Elasticsearch must_not on all elements in array

Hi,

I have an object
{
"id": "first",
"field": [
{
"subfield": "0"
},
{
"subfield": "1"
},
{
"subfield": "2"
}
]
}

I want to search field.subfield =1 and also field.subfield!=1
Where both cases should return this item.

For equal it's easy. I can use QueryBuilders.boolQuery().filter(QueryBuilders.termsQuery("field.subfield", 1));

But not equal is problematic as this
QueryBuilders.boolQuery().mustNot(QueryBuilders.termsQuery("field.subfield", 1));
does not return this item as one item in array is 1.
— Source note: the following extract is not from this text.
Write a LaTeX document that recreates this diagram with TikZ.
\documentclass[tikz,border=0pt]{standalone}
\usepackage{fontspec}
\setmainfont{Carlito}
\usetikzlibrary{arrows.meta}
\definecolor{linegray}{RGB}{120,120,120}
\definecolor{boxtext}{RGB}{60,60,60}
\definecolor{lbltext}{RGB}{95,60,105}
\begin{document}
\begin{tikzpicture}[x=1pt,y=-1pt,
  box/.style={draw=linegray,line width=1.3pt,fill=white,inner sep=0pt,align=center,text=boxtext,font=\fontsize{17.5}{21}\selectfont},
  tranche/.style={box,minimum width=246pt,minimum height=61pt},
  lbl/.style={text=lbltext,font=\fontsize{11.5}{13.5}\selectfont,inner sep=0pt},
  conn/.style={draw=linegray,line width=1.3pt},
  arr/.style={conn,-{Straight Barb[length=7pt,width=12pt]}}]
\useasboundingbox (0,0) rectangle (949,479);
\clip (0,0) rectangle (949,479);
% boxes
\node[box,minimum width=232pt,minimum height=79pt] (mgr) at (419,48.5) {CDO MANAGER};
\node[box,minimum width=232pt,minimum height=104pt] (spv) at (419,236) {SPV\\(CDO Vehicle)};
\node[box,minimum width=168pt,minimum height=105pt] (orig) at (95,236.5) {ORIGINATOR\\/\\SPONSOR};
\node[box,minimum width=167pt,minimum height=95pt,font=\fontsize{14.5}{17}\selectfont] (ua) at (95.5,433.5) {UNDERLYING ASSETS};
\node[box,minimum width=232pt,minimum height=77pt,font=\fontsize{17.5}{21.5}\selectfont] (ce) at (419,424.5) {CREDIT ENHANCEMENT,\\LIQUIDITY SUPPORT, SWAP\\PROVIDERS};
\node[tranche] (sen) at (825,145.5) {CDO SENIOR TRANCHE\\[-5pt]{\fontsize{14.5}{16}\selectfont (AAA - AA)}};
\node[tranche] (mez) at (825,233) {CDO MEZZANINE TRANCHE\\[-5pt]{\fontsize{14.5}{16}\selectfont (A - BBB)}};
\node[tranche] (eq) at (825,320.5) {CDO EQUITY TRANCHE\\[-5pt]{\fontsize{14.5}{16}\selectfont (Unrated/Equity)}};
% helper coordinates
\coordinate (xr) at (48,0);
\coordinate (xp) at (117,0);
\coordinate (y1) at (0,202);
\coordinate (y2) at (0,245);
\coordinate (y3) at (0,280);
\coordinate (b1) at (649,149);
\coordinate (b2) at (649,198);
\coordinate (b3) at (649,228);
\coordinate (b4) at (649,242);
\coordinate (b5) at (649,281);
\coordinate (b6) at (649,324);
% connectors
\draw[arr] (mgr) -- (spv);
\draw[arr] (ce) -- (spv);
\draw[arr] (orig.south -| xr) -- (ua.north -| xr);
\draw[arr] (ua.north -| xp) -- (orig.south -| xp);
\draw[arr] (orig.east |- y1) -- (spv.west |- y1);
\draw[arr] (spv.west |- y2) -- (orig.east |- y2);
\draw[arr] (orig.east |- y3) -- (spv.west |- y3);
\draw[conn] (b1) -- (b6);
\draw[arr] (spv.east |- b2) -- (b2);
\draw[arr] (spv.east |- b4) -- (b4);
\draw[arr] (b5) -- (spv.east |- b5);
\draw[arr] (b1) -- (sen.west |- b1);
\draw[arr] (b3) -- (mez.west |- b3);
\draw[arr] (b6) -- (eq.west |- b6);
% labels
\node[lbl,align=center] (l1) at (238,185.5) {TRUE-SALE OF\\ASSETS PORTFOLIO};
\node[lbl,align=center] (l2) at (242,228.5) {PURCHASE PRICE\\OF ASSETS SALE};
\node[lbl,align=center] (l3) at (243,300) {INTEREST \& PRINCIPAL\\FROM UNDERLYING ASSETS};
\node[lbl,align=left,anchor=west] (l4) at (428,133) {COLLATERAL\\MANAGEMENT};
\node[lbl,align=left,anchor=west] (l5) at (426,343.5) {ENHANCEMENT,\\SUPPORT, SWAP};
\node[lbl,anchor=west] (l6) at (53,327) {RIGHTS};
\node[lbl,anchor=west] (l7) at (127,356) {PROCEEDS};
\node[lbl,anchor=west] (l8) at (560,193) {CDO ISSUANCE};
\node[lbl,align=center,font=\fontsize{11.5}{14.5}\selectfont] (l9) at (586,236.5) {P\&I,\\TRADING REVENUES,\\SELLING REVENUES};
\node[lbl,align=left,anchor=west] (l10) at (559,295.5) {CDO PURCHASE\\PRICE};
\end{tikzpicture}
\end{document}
I'm looking for someway to filter item only if ALL items in array equal 1.
So mixed should still be returned.

Any idea how to achieve this?

Anyone?

Someone else may have a better idea, but there is one way that I can think of. It requires you to map the field field as type nested.

PUT my_index
{
  "mappings": {
    "_doc": {
      "properties" : {
        "field": {
          "type": "nested"
        }
      }
    }
  }
}

If you do so, you can use a nested query to query the subfield fields the way you want. To find all documents with at least one subfield equal to 1:

GET my_index/_search
{
  "query": {
    "nested": {
      "path": "field",
      "query": {
        "match": {
          "field.subfield": "1"
        }
      }
    }
  }
}

And to find all documents with at least one subfield not equal to 1:

GET my_index/_search
{
  "query": {
    "nested": {
      "path": "field",
      "query": {
        "bool": {
          "must_not": [
            {
              "match": {
                "field.subfield": "1"
              }
            }
          ]
        }
      }
    }
  }
}

Another option is to have a scripted search query, like bellow.

Note

The subfield is mapped as a keyword, and the value to be compared with all items of the subfield array is sent as a parameter (valueSub).
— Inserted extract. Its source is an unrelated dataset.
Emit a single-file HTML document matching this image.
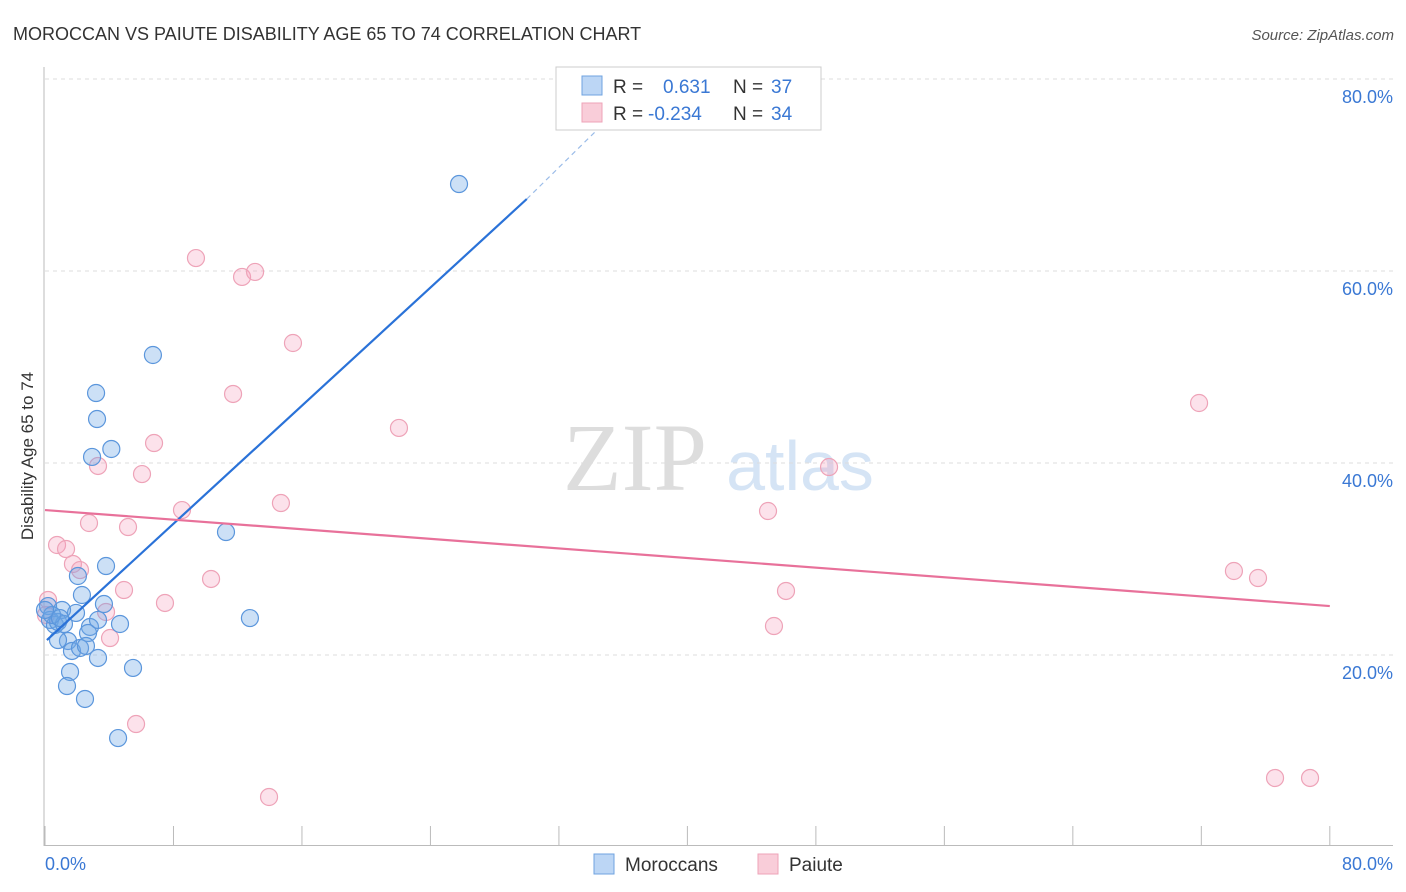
<!DOCTYPE html>
<html><head><meta charset="utf-8">
<style>
body{margin:0;background:#fff;font-family:"Liberation Sans",sans-serif}
svg{display:block}
</style></head>
<body>
<svg id="chart" width="1406" height="892" viewBox="0 0 1406 892">
<text x="13" y="40" font-size="18" fill="#333">MOROCCAN VS PAIUTE DISABILITY AGE 65 TO 74 CORRELATION CHART</text>
<text x="1394" y="40" font-size="15" fill="#555" text-anchor="end" font-style="italic">Source: ZipAtlas.com</text>
<text transform="translate(33,456) rotate(-90)" font-size="17" fill="#333" text-anchor="middle">Disability Age 65 to 74</text>
<g>
<text x="635" y="490" font-size="96" fill="#ddd" text-anchor="middle" font-family="Liberation Serif,serif">ZIP</text>
<text x="800" y="490" font-size="70" fill="#d5e4f5" text-anchor="middle">atlas</text>
</g>
<g id="grid"></g><g id="axes"></g><g id="marks"></g>
<g>
<rect x="556" y="67" width="265" height="63" fill="#fff" stroke="#ccc"/>
<rect x="582" y="76" width="20" height="19" fill="#bcd6f5" stroke="#6fa3e0"/>
<rect x="582" y="103" width="20" height="19" fill="#f9cdd9" stroke="#eea3b8"/>
<text x="613" y="93" font-size="19" fill="#333">R = </text><text x="663" y="93" font-size="19" fill="#3a78d4">0.631</text>
<text x="733" y="93" font-size="19" fill="#333">N = </text><text x="771" y="93" font-size="19" fill="#3a78d4">37</text>
<text x="613" y="120" font-size="19" fill="#333">R = </text><text x="648" y="120" font-size="19" fill="#3a78d4">-0.234</text>
<text x="733" y="120" font-size="19" fill="#333">N = </text><text x="771" y="120" font-size="19" fill="#3a78d4">34</text>
</g>
<g>
<rect x="594" y="854" width="20" height="20" fill="#bcd6f5" stroke="#6fa3e0"/>
<text x="625" y="871" font-size="19" fill="#333">Moroccans</text>
<rect x="758" y="854" width="20" height="20" fill="#f9cdd9" stroke="#eea3b8"/>
<text x="789" y="871" font-size="19" fill="#333">Paiute</text>
</g>
</svg>
<script>
const blueX=[25.78,6.72,3.18,3.24,2.93,4.13,11.27,3.80,2.05,2.30,3.67,4.67,12.76,1.93,1.06,0.19,0.31,0.62,0.81,1.18,0.44,2.80,2.68,3.30,1.43,0.81,1.68,2.18,2.55,3.30,5.48,1.56,1.37,2.49,4.55,0.93,0];
const blueY=[69.06,51.25,47.29,44.58,40.63,41.46,32.81,29.27,28.23,26.25,25.31,23.23,23.85,24.38,24.69,25.10,23.65,23.13,23.44,23.23,24.17,22.92,22.29,23.65,21.46,21.56,20.42,20.73,20.94,19.69,18.65,18.23,16.77,15.42,11.35,23.85,24.69];
const pinkX=[9.40,12.27,13.08,15.44,11.71,22.04,6.79,3.30,6.04,8.53,14.69,2.74,5.17,0.75,1.31,1.74,2.18,4.92,3.80,7.47,10.34,4.05,5.67,13.95,0.19,0.06,71.86,48.82,45.02,74.03,75.53,46.14,45.39,76.59,78.77];
const pinkY=[61.35,59.38,59.90,52.50,47.19,43.65,42.08,39.69,38.85,35.10,35.83,33.75,33.33,31.46,31.04,29.48,28.85,26.77,24.48,25.42,27.92,21.77,12.81,5.21,25.73,24.17,46.25,39.58,35.00,28.75,28.02,26.67,23.02,7.19,7.19];
const blueLine=[0.12,21.56,30,67.5,37.6,80];
const pinkLine=[0,35.10,80,25.1];
const yTicks=[20,40,60,80];
const yTickLabels=["20.0%","40.0%","60.0%","80.0%"];
const xTicks=[0,8,16,24,32,40,48,56,64,72,80];

const NS="http://www.w3.org/2000/svg";
const sx=v=>45+v*16.06, sy=v=>847-v*9.6;
function mk(parent,tag,attrs){const e=document.createElementNS(NS,tag);for(const k in attrs)e.setAttribute(k,attrs[k]);document.getElementById(parent).appendChild(e);return e;}

yTicks.forEach((t,i)=>{
 const g=mk('grid','line',{x1:45,x2:1393,y1:sy(t),y2:sy(t),stroke:'#ddd','stroke-dasharray':'4,4'});
 
 
 const l=mk('grid','text',{x:1393,y:sy(t)+24,'font-size':18,fill:'#3a78d4','text-anchor':'end'});
 l.textContent=yTickLabels[i];
 
 
});
const ya=mk('axes','line',{x1:44,x2:44,y1:67,y2:846,stroke:'#bbb'});


const xa=mk('axes','line',{x1:44,x2:1393,y1:845.5,y2:845.5,stroke:'#bbb'});


xTicks.forEach(t=>{
 const k=mk('axes','line',{x1:sx(t),x2:sx(t),y1:826,y2:845,stroke:'#bbb'});
 
 
});
const xl0=mk('axes','text',{x:45,y:870,'font-size':18,fill:'#3a78d4'});xl0.textContent='0.0%';


const xl1=mk('axes','text',{x:1393,y:870,'font-size':18,fill:'#3a78d4','text-anchor':'end'});xl1.textContent='80.0%';



pinkX.forEach((x,i)=>{
 const c=mk('marks','circle',{cx:sx(x),cy:sy(pinkY[i]),r:8.5,fill:'rgba(245,160,188,0.3)',stroke:'#eea3b8','stroke-width':1.2});
 
 
});
blueX.forEach((x,i)=>{
 const c=mk('marks','circle',{cx:sx(x),cy:sy(blueY[i]),r:8.5,fill:'rgba(110,165,230,0.35)',stroke:'#5b96dc','stroke-width':1.2});
 
 
});
const bl=mk('marks','line',{x1:sx(blueLine[0]),y1:sy(blueLine[1]),x2:sx(blueLine[2]),y2:sy(blueLine[3]),stroke:'#2a72d8','stroke-width':2.2});


const bd=mk('marks','line',{x1:sx(blueLine[2]),y1:sy(blueLine[3]),x2:sx(blueLine[4]),y2:sy(blueLine[5]),stroke:'#9bbce8','stroke-width':1.2,'stroke-dasharray':'5,4'});


const pl=mk('marks','line',{x1:sx(pinkLine[0]),y1:sy(pinkLine[1]),x2:sx(pinkLine[2]),y2:sy(pinkLine[3]),stroke:'#e8719a','stroke-width':2.2});


</script>
</body></html>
doc["field.subfield.keyword"].values.length => how many different values the array has
doc["field.subfield.keyword"].value => the value o the array

GET my_index/_search
{
  "query": {
    "script": {
      "script": {
        "lang": "painless",
        "source": """
                int subLen = doc["field.subfield.keyword"].values.length;
                if(subLen == 1 && doc["field.subfield.keyword"].value == params.valueSubfield)
                 false;
                else
                 true;
        """,
        "params": {
          "valueSubfield": "1"
        }
      }
    }
  }
}

Hi,

thanks!

Abdon this would be ok, but I would need to reindex all the items (which are in millions of large items and takes days).

Tamara yours looks easier but how to scripted filters affect performance?
If it's a big performance hit it might still be better to reindex my items.

Unfortunately, nothing is free in life :slight_smile:

The reindex operation may take a while, but it is a one time thing and after that you can query the nested objects.

Script queries can be computationally expensive, and they may take a long time if you want to run those against a lot of documents (as Elasticsearch will basically have to execute the query against each of your documents every time you use this query).

Maybe you can test if the script query performance is acceptable on your dataset? If it works well for you, then that's great. Maybe a hybrid approach works for you: use a script query until such time that you will have to reindex anyway (for an upgrade or something like that)?

Yeah probably mixed approach will be best.
Will try script and we will see if we need to reindex.

Thanks.

This topic was automatically closed 28 days after the last reply. New replies are no longer allowed.